%%
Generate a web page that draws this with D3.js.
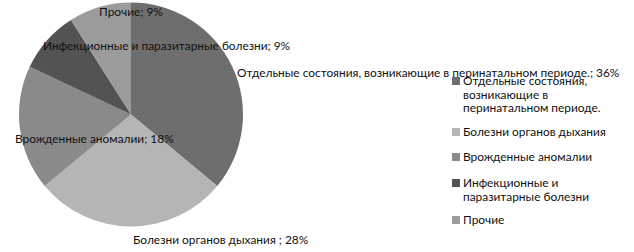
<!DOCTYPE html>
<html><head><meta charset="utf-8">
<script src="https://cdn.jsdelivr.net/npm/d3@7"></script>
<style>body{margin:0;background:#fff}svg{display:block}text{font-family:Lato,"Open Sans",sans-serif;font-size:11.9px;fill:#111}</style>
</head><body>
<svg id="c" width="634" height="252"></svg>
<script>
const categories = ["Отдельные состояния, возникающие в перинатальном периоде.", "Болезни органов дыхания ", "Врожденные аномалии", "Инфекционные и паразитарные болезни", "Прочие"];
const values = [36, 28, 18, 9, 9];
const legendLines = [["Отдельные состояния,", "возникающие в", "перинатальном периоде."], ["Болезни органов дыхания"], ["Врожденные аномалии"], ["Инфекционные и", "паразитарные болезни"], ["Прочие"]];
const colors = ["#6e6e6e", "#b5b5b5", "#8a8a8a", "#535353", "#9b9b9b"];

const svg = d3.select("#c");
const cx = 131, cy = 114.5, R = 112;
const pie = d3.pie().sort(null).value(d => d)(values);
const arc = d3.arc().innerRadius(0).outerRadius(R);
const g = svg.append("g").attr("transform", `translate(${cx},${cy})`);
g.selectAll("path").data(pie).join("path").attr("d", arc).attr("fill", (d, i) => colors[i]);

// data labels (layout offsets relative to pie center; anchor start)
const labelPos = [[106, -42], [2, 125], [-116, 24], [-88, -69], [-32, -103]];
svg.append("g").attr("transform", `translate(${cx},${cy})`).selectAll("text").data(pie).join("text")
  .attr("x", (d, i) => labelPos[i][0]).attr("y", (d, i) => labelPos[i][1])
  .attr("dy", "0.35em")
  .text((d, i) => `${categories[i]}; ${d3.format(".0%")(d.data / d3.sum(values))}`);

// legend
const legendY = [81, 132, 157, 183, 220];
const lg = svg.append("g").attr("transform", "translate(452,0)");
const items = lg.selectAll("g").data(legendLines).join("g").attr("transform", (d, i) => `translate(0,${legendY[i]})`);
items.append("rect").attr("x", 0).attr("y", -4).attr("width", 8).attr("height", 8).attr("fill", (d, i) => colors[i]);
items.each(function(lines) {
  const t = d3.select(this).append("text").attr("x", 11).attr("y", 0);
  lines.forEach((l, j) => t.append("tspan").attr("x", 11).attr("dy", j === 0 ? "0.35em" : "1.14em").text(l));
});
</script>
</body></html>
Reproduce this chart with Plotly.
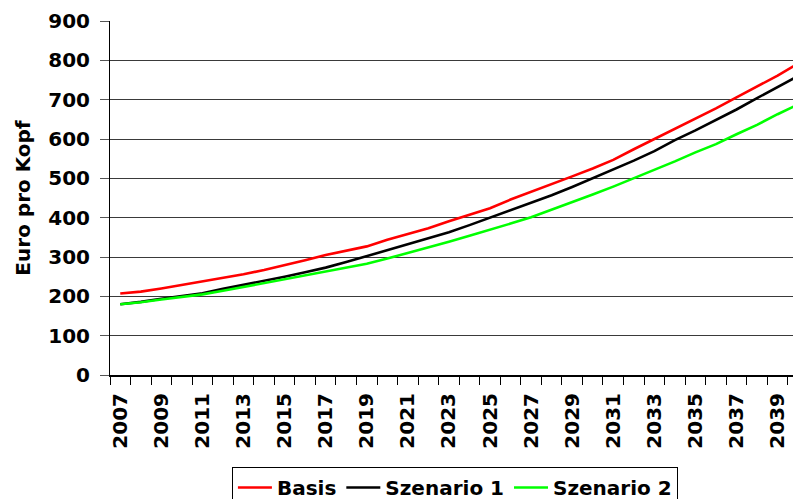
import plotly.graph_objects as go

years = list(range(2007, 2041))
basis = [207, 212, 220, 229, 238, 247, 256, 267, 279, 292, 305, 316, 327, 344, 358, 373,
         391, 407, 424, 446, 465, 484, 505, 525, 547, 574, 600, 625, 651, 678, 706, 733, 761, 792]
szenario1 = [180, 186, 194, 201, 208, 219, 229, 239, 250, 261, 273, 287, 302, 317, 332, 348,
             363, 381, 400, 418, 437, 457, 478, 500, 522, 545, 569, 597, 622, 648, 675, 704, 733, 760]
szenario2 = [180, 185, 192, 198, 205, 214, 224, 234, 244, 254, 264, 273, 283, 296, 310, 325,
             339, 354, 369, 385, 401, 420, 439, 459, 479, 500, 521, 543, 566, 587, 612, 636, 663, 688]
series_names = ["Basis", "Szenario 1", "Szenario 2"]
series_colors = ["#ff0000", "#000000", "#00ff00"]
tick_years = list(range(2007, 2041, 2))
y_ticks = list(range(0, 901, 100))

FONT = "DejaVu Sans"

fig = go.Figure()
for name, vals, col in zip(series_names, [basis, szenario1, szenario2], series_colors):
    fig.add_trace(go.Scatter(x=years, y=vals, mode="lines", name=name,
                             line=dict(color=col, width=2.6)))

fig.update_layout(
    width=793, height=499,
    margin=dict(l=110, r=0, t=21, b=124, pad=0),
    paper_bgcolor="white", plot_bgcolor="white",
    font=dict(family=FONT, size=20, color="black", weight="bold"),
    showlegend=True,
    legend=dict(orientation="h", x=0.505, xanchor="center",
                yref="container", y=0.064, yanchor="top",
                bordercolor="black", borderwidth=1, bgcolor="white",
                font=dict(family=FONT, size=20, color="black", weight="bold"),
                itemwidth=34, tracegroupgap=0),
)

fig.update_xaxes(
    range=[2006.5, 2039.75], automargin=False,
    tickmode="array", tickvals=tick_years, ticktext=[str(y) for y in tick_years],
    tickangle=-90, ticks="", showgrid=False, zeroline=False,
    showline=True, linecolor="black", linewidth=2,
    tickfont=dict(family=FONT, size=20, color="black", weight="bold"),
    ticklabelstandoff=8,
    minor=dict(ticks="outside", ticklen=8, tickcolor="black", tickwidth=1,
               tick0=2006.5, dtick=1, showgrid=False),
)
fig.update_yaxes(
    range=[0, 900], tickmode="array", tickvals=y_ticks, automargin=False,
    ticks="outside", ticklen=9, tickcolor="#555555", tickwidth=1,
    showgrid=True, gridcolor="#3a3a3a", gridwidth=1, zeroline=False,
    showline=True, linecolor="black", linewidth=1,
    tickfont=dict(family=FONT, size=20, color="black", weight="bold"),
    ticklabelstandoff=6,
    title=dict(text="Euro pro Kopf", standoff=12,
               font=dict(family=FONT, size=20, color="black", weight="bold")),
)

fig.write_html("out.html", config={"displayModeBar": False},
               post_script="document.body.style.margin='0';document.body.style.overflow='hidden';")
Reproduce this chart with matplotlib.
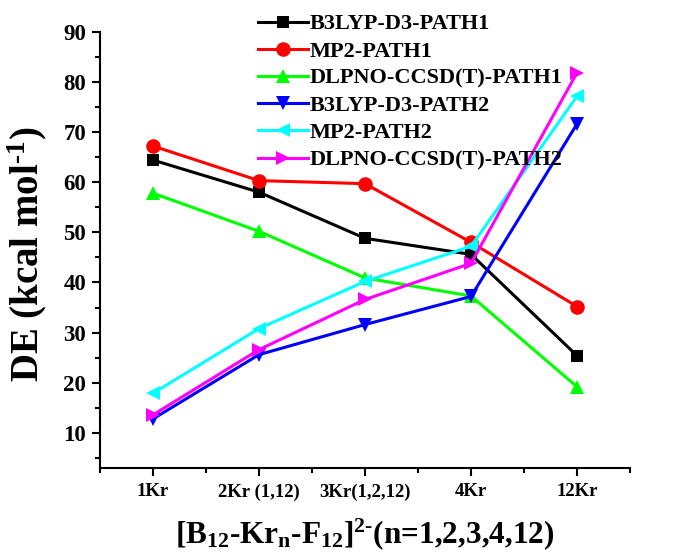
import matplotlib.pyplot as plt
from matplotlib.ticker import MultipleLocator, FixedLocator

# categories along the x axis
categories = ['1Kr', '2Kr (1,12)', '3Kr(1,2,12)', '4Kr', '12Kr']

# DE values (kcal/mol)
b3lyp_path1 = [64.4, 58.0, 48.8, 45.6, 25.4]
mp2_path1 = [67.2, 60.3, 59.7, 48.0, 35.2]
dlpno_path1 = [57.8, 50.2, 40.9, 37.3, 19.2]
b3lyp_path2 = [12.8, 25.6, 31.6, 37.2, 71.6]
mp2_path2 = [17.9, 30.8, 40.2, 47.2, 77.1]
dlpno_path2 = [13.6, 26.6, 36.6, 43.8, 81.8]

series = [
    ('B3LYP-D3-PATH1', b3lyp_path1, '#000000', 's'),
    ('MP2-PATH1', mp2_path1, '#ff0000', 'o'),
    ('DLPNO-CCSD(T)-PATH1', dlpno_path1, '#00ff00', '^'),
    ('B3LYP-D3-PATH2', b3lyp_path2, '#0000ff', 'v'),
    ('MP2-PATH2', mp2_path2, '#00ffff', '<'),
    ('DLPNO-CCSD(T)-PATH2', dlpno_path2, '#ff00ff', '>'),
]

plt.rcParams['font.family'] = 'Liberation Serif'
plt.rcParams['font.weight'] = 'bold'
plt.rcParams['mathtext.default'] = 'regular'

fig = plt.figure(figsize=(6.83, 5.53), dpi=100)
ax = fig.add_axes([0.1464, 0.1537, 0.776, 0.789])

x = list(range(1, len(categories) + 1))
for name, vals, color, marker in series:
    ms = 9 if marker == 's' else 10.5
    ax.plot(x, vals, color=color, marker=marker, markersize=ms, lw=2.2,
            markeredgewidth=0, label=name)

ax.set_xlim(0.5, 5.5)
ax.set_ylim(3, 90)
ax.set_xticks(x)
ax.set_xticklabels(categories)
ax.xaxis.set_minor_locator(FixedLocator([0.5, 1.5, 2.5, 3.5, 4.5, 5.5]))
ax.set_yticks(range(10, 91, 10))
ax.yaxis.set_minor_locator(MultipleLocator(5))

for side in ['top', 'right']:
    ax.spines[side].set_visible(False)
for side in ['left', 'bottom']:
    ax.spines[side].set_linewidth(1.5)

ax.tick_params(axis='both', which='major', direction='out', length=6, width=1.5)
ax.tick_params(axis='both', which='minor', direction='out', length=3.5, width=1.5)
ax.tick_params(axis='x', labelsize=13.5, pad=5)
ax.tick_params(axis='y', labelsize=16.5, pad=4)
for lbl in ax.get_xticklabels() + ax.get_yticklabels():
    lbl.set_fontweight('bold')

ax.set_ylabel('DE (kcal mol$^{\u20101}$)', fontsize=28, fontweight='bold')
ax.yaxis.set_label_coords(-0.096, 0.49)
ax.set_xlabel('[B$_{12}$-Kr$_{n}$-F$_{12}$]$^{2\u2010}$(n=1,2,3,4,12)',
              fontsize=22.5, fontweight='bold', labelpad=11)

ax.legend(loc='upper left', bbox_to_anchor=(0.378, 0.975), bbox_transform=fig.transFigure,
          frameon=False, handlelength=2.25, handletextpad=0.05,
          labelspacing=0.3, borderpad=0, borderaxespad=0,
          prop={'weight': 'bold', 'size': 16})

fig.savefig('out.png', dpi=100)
%%
Pick out every line above that holds the word "this" and copy it.

_CORRECT ANSWER_
Generate a web page that draws this with D3.js.
  const t = d3.select(this).append("text").attr("x", 11).attr("y", 0);
Reproduce this chart with Plotly.
Reproduce this chart with matplotlib.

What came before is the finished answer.